As It Happens

Lawyer who helped female judges escape Afghanistan 'begging' Canada to take them in

Canada owes a debt to the dozens of Afghan women judges and lawyers who had to flee their home country after the Taliban seized control, says the U.K. lawyer who helped get them out.

Helena Kennedy says the women are safe in Greece — but their visas expire Dec. 24

Afghan women — part of a group of lawyers and judges who fled Afghanistan following the Taliban takeover — meet with Greek President Katerina Sakellaropoulou at the Presidential Palace, in Athens on Oct. 12. The women's visas are set to expire on Dec. 24, says a U.K. lawyer who helped get them out of their home country. (Alkis Konstantinidis/Reuters)

Story Transcript

Canada owes a debt to the dozens of Afghan female judges who had to flee their home country after the Taliban seized control, says a U.K. lawyer who helped get them out.

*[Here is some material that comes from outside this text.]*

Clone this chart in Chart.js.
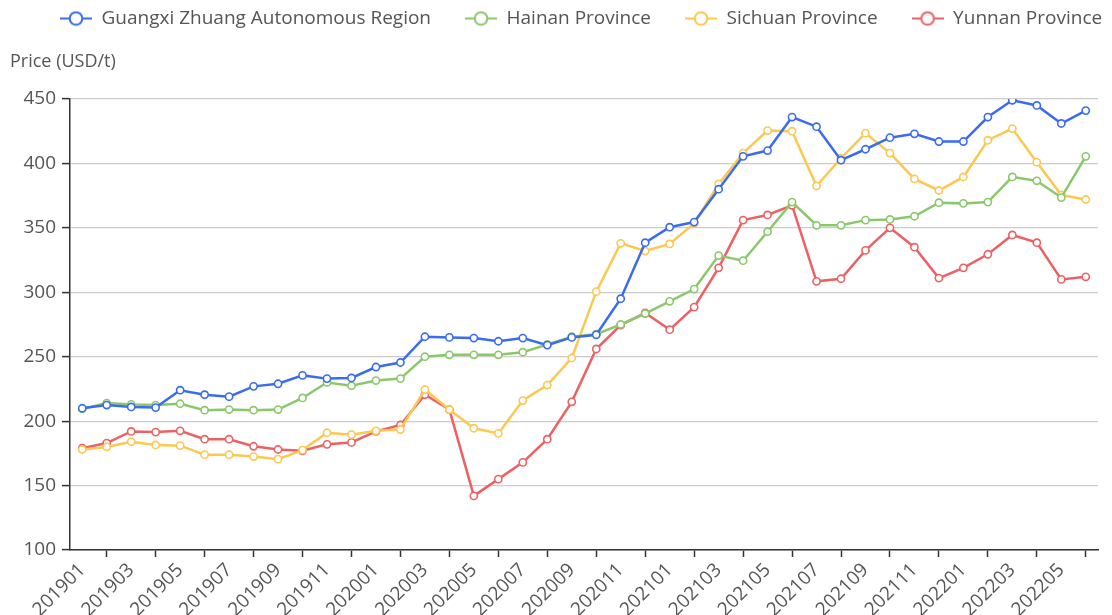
<!DOCTYPE html>
<html>
<head>
<meta charset="utf-8">
<script src="https://cdn.jsdelivr.net/npm/chart.js@4.4.1/dist/chart.umd.min.js"></script>
<style>
  html, body { margin: 0; padding: 0; background: #ffffff; }
  #wrap { width: 1112px; height: 615px; position: relative; }
</style>
</head>
<body>
<div id="wrap"><canvas id="c" width="1112" height="615"></canvas></div>
<script>
const categories = [
  '201901','201902','201903','201904','201905','201906','201907','201908','201909','201910','201911','201912',
  '202001','202002','202003','202004','202005','202006','202007','202008','202009','202010','202011','202012',
  '202101','202102','202103','202104','202105','202106','202107','202108','202109','202110','202111','202112',
  '202201','202202','202203','202204','202205','202206'
];
const guangxi = [210, 212.5, 211, 210.5, 224, 220.5, 219, 227, 229, 235.5, 233, 233.5,
  242, 245.5, 265.5, 265, 264.5, 262, 264.5, 259, 265, 267, 295, 338.5,
  350.5, 354.5, 380, 405.5, 410, 436, 428.5, 402.5, 411, 420, 423, 417,
  417, 436, 449, 445, 431, 441];
const hainan = [209.5, 214, 213, 212.5, 213.5, 208.5, 209, 208.5, 209, 218, 230, 227.5,
  231.5, 233, 250, 251.5, 251.5, 251.5, 253.5, 259.5, 265.5, 267.5, 275, 283.5,
  293, 302.5, 328.5, 324.5, 347, 370, 352, 352, 356, 356.5, 359, 369.5,
  369, 370, 389.5, 386.5, 373.5, 405.5];
const sichuan = [178, 180, 184, 181.5, 181, 174, 174, 172.5, 170.5, 177.5, 191, 189.5,
  192.5, 193.5, 224.5, 209, 194.5, 190.5, 216, 228, 249, 300.5, 338, 332,
  337.5, 353.5, 384, 408, 425.5, 425, 382.5, 404, 423.5, 408, 388, 379,
  389.5, 418, 427, 401, 375.5, 372];
const yunnan = [179, 183, 192, 191.5, 192.5, 186, 186, 180.5, 178, 177, 182, 183.5,
  192, 197, 220.5, 209, 142, 155, 168, 186, 215, 256, 274.5, 284,
  271, 288.5, 319, 356, 360, 367.5, 308.5, 310.5, 332.5, 350, 335, 311,
  319, 329.5, 344.5, 338.5, 310, 312];
const seriesNames = ['Guangxi Zhuang Autonomous Region', 'Hainan Province', 'Sichuan Province', 'Yunnan Province'];
const yTicks = [100, 150, 200, 250, 300, 350, 400, 450];
const yAxisTitle = 'Price (USD/t)';

const colors = ['#3b6cf0', '#8bc86c', '#fbc851', '#ec6163'];
const FONT = '"Open Sans", "Noto Sans", sans-serif';
const TEXT = '#555555';

function legendIcon(color) {
  const c = document.createElement('canvas');
  c.width = 32; c.height = 16;
  const g = c.getContext('2d');
  g.strokeStyle = color; g.lineWidth = 2;
  g.beginPath(); g.moveTo(0, 8); g.lineTo(32, 8); g.stroke();
  g.beginPath(); g.arc(16, 8, 6.3, 0, Math.PI * 2);
  g.fillStyle = '#ffffff'; g.fill(); g.stroke();
  return c;
}
const icons = colors.map(legendIcon);

const allSeries = [guangxi, hainan, sichuan, yunnan];
const datasets = allSeries.map((d, i) => ({
  label: seriesNames[i],
  data: d,
  borderColor: colors[i],
  backgroundColor: '#ffffff',
  borderWidth: 2.5,
  pointRadius: 3.6,
  pointBorderWidth: 1.6,
  pointBackgroundColor: '#ffffff',
  pointBorderColor: colors[i],
  tension: 0,
  fill: false
}));

const axisTitlePlugin = {
  id: 'axisTitle',
  afterDraw(chart) {
    const ctx = chart.ctx;
    ctx.save();
    ctx.font = '18px ' + FONT;
    ctx.fillStyle = TEXT;
    ctx.textBaseline = 'middle';
    ctx.textAlign = 'left';
    ctx.fillText(yAxisTitle, 10, 62);
    ctx.restore();
  }
};

const legendSizePlugin = {
  id: 'legendSize',
  beforeInit(chart) {
    const lg = chart.legend;
    if (lg) {
      const orig = lg.fit;
      lg.fit = function () {
        const mw = this.maxWidth;
        this.maxWidth = 1600;
        orig.call(this);
        this.maxWidth = mw;
        this.width = mw;
        this.height = 124;
      };
    }
  },
  afterLayout(chart) {
    const lg = chart.legend;
    if (lg) { lg.left = 26; lg.right = 1600; }
  }
};

new Chart(document.getElementById('c'), {
  type: 'line',
  data: { labels: categories, datasets },
  plugins: [axisTitlePlugin, legendSizePlugin],
  options: {
    responsive: false,
    animation: false,
    layout: { padding: { top: -25, left: 0, right: 14, bottom: 0 } },
    plugins: {
      tooltip: { enabled: false },
      legend: {
        display: true,
        position: 'top',
        align: 'start',
        labels: {
          usePointStyle: true,
          pointStyleWidth: 32,
          padding: 34,
          color: TEXT,
          font: { size: 19, family: FONT },
          generateLabels(chart) {
            return chart.data.datasets.map((ds, i) => ({
              text: ds.label,
              pointStyle: icons[i],
              fillStyle: '#fff',
              strokeStyle: colors[i],
              lineWidth: 0,
              fontColor: TEXT,
              hidden: false,
              datasetIndex: i
            }));
          }
        }
      }
    },
    scales: {
      x: {
        type: 'category',
        offset: true,
        afterFit(scale) { scale.height = 65; },
        border: { display: true, color: '#333333', width: 1.5 },
        grid: {
          display: true,
          drawOnChartArea: false,
          drawTicks: true,
          tickLength: 7,
          tickWidth: 1.5,
          tickColor: (ctx) => (ctx.index % 2 === 1 ? '#333333' : 'rgba(0,0,0,0)'),
          offset: false
        },
        ticks: {
          autoSkip: false,
          maxRotation: 45,
          minRotation: 45,
          padding: 2,
          color: TEXT,
          font: { size: 19, family: FONT },
          callback(value, index) { return index % 2 === 0 ? categories[index] : ''; }
        }
      },
      y: {
        min: yTicks[0],
        max: yTicks[yTicks.length - 1],
        afterFit(scale) { scale.width = 70; },
        afterBuildTicks(scale) { scale.ticks = yTicks.map(v => ({ value: v })); },
        border: { display: true, color: '#333333', width: 1.5 },
        grid: {
          color: '#cccccc',
          lineWidth: 1.2,
          tickLength: 8,
          tickColor: '#333333',
          tickWidth: 1.5
        },
        ticks: {
          padding: 6,
          color: TEXT,
          font: { size: 19, family: FONT }
        }
      }
    }
  }
});
</script>
</body>
</html>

They dedicated their careers to bringing abusers, drug traffickers and terrorists to justice in Afghanistan, Helena Kennedy told As It Happens guest host Nil Köksal. Now that the Taliban has released thousands of inmates, those women have targets on their backs. 

"They were trying to make the world a safer place for all of us. Because, you know, terrorism, the exporting of heroin, all of that stuff is so destructive in our world," said Kennedy, a human rights lawyer and member of the U.K. House of Lords.

As the director of the International Bar Association's Human Rights Institute (IBAHRI), Kennedy helped facilitate the escape of 104 Afghan female judges, prosecutors and their families after Kabul fell to the Taliban earlier this year.

Those women are now in Greece under temporary visas that expire on Dec. 24. If they don't find countries to take them in before then, they'll be forced to claim asylum and will be transferred to the country's notorious refugee camps.

"I need to get them out, and I'm begging Canada to be a friend to these women and to give them this opportunity of having another life," Kennedy said.

'In terror for their lives'

Kennedy says she started fielding calls and texts from female judges in Afghanistan shortly after the Taliban seized control of the country in August.

"Suddenly I got all these calls, and they were so desperate," she said. "They were women who were in terror for their lives, and they had good reason to be."

We're slowly, slowly getting the numbers down, but I am hoping that Canada will make an offer.- Helena Kennedy, International Bar Association's Human Rights Institute

Securing their escape was no easy feat. Kennedy and IBAHRI relied on donations from the public, expertise from charitable organizations evacuating people from Afghanistan, and anonymous contacts on the ground to arrange for the women and their families to travel first to safe houses. They were then transported by convoy to the airport in Mazar-i-Sharif, Afghanistan's fourth-largest city.

The women had to travel under cover of burkas. One woman, Kennedy says, hid her diplomas under her clothes as she was driven past Taliban checkpoints, because she couldn't bear to leave them behind. 

"Some of these women were … in their basements hiding because they'd had threats made on their own phones. But also members of their family had received threats and conveying messages to tell the women that they were to meet Allah shortly," Kennedy said.

U.K. human rights lawyer Helena Kennedy, pictured here in 2017, helped dozens of Afghan female judges escape the country now under Taliban rule. (Mark Milan/Getty Images)

In the end, she says she managed to get 104 people on two chartered flights out of the country to Athens, where she convinced Greek President Katerina Sakellaropoulou — herself a former lawyer and judge — to help grant them safe passage.

The women and their families are now living in hostels in Athens. Ireland, Iceland, Brazil and Australia have agreed to accept some of them, Kennedy said, but many still face uncertain futures. 

"They don't know what happens next," she said. "We're slowly, slowly getting the numbers down, but I am hoping that Canada will make an offer."

When Kabul fell to the Taliban, the federal government created a special immigration program for Afghans who worked for the Canadian government, as well as one for Afghans from vulnerable groups, "including women leaders, human rights defenders, journalists, persecuted religious minorities, LGBTI individuals, and family members of previously resettled interpreters."

Canada was gearing up for a federal election when Kennedy first started making inquires on behalf of the judges, she said. But now she's hopeful that Sean Fraser, the newly-minted minister of immigration, will step up.

Alexander Cohen, a spokesperson for Fraser, told As It Happens that Immigration, Refugees and Citizenship Canada cannot comment on specific cases, but the department "has been in contact with advocates representing a wide variety of Afghan refugees, including judges."

"As requests to support persecuted groups have increased dramatically since the fall of Kabul, Canada is working hard to assist as many vulnerable people as possible," Cohen said in an emailed statement. 

Canada has so far welcomed 4,300 Afghan refugees, Cohen said, and aims to fulfil its target of 40,000 over the next two years. 

"It's worth remembering the role that they played … in trying to build the sort of societies that we want to see around our world," Kennedy said.

"These are people, like the parliamentarians, that we really have to make an offer to, as a symbol to the world that this stuff matters."